I realize I haven’t posted anything in two months and I plan on posting more regularly from now on. What I’m most excited about today are my new Turkish drop spindles. To make up for not posting in quite a while I will go into the back story as to why I bought these spindles. Part of the story is really something I should have written about in November, but didn’t.
Dyed Corriedale top
Once upon a time, about 2 months ago, a young woman wanted to spin the 1 oz of dyed silver Corriedale that had recently arrived in the mail. But she had a problem. She only had one spindle and she was (and still is to this day) using it to spin some superwash merino.
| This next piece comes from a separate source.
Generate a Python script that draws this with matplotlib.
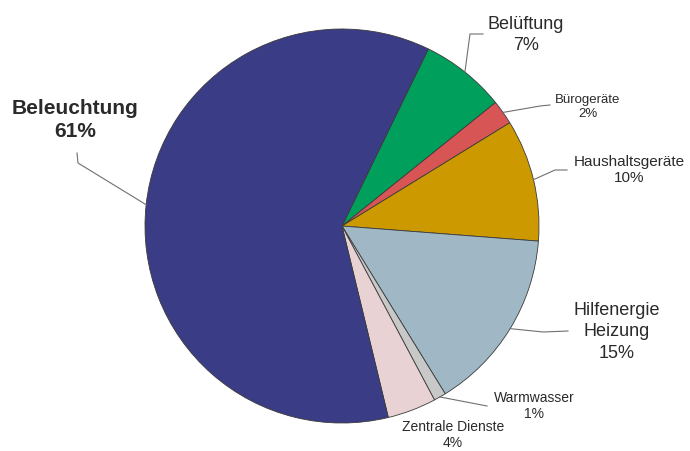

Not wanting to wait until the seemingly endless amounts of merino were spun, she decided to make her own spindle out of objects she had around the house. She decided to make a turkish spindle. Partially because she didn’t have anything to use as a whorl and partially because she wanted to try spinning on a turkish spindle before purchasing one.
Homemade Turkish spindle
The young woman managed to find a pencil, some Popsicle stick, and some rubber bands. She assembled her spindle and started spinning. It worked! Her homemade spindle was a little wobbly at first but once a couple grams of fiber had been spun the wobbling stopped.
She spun and spun for a week. Falling more and more in love with her Turkish spindle until she had spun half an ounce. She took the turtle off her spindle and started spinning the other half. By then she already knew that she had found her favourite type of spindle. She could almost imagine haw much more fun it would be to spin on a proper Turkish spindle.
She kept spinning and after another week and a half the second half of the fiber was spun. It was now time to ply the two singles together. The advantage of Turkish spindles was made obvious at this point. The singles had come off the spindle in the form of a center pull ball. She didn’t have to wind the singles off the spindle into a ball or on to an empty toilet paper tube!
131yds fingering weight
Two days later the singles had been plied together and the yarn was finished. The young woman now had 131 yards of fingering weight Corriedale wool and had fallen in love with Turkish spindles. What she loved most was the way the spun yarn is wound on the the spindle, forming a turtle. She also loved being able to use the turtle as is after removing it from the spindle.
The young woman knew she wanted a proper Turkish spindle so she added it to the top of her Christmas wish list. Unfortunately her family did not seem keen to order anything online, so she didn’t receive a Turkish spindle. Which brings us to about two weeks ago when she decided to buy one for herself. She went onto etsy and browsed various shops that sold Turkish and shipped to Canada. She decided to order from Snyder spindles.
She couldn’t decide on just one spindle so she ordered two. The first, a 1.1oz spindle and the second a tiny 9g spindle.
Isn’t this just the cutest little spindle?
A week and a half later they had arrived (which was sooner than she expected). She bundled up in her winter coat and boots as well as her favourite crocheted hat and her new knit mitts and walked over to the community mailbox. Unfortunately she found her mail box frozen shut for the third time this winter and had to break the ice around the door with her mailbox key. After a few minutes she got it open and found the key to the parcel box (which thankfully opened easily). She carried her box containing her new toys home and excitedly opened it. Inside, wrapped in bubble wrap were her beautiful new spindles.
Unfortunately the young woman promised herself that she would finish plying the superwash merino she’s been working on for months before starting any new spinning WIPs. So now she has to wait and show self control before trying out her new toys.